Die deutsche Verantwortung
Wenn Rüdiger Frank, dessen öffentliches Renommee ihn als Kenner Nordkoreas ausweist und dessen Meinung im politischen Diskurs über den Umgang mit dieser Nation hoch geschätzt wird, die Arbeitslager des Regimes als "Dörfer mit Zaun" und die darin Inhaftierten ausnahmslos als "Kriminelle" bezeichnet, wie SARAM ihn zitiert, dann hat das den bitteren Beigeschmack der Geschichtsvergessenheit. Wir sind die Kinder und Kindeskinder der Holocaust-Täter:innen. Wir sind die Nachfahren derer, die den industriellen Genozid erfunden haben. Aus dieser Historie entsteht die ewigwährende Verantwortung, Menschenfeindlichkeit und Grausamkeit auf dem gesamten Globus zu benennen, zu bekämpfen und auf eine friedlichere Welt hinzuarbeiten. Deutschland sendet ein höchst ambivalentes Signal an die internationale Gemeinschaft, wenn hierzulande Personen, die Arbeitslager und Massenmord relativieren, als Fachleute bezeichnet und behandelt werden.

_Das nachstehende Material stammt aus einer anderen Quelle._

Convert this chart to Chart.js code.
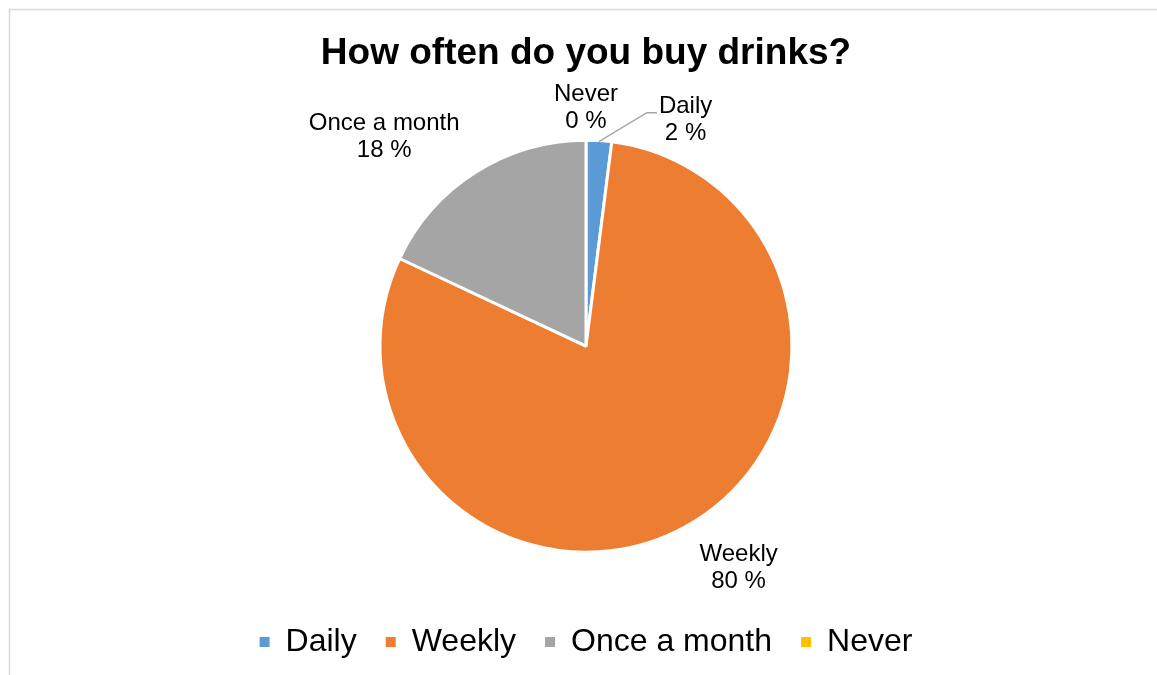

Angesichts der höchst komplexen Situation auf der koreanischen Halbinsel wäre es falsch, den genannten Personen Eigennutz, Opportunismus oder sonstige Unredlichkeiten vorzuwerfen. Möglicherweise wurden viele Akteure von den pompösen Inszenierungen des nordkoreanischen Regimes geblendet, vielleicht haben sie einfach nie mit den Tausenden Geflüchteten gesprochen, die einen Bericht aus erster Hand vermitteln können.
All das ist entschuldbar, wenn es nur eingestanden und geändert wird. Wir sind auf einem Irrweg, wenn wir glauben, wir könnten ohne die Informationen der Geflüchteten vernünftige Politik machen. Weiterhin ist sicherzustellen, dass humanitäre Hilfen bei der lokalen Bevökerung ankommen, statt im Dunstkreis der Eliten zu versickern und deren Macht zu stärken.

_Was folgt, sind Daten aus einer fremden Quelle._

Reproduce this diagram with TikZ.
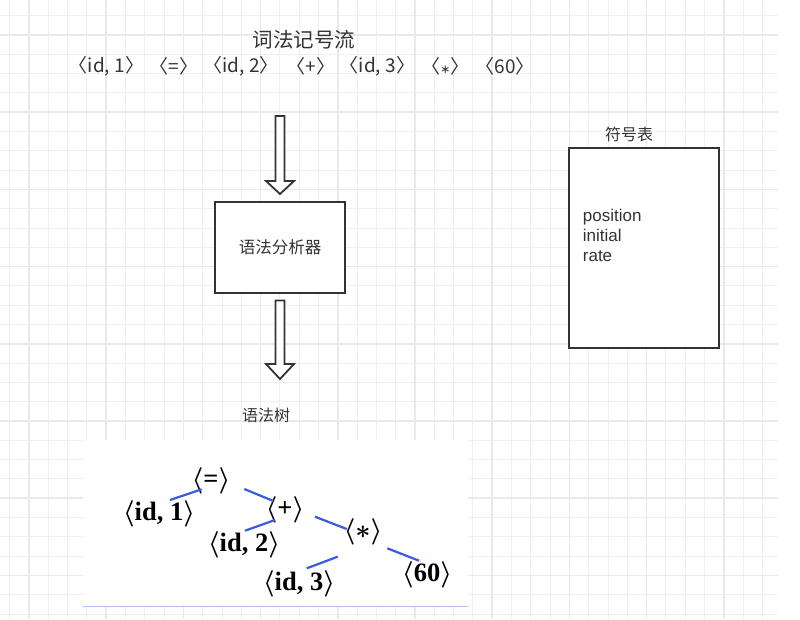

Zur Legitimation nach innen wie nach außen ist ein totalitäres Regime stets auf internationale Anerkennung angewiesen. Diese müssen wir ihm verweigern, wenn sich eben jenes Regime seinerseits weigert, die eigene Bevölkerung human zu behandeln. Die Bundesrepublik Deutschland macht sich lächerlich, wenn sie den Umgang der chinesischen Regierung mit den Uiguren anpragert, gleichzeitig aber Vertreter:innen Nordkoreas hofiert.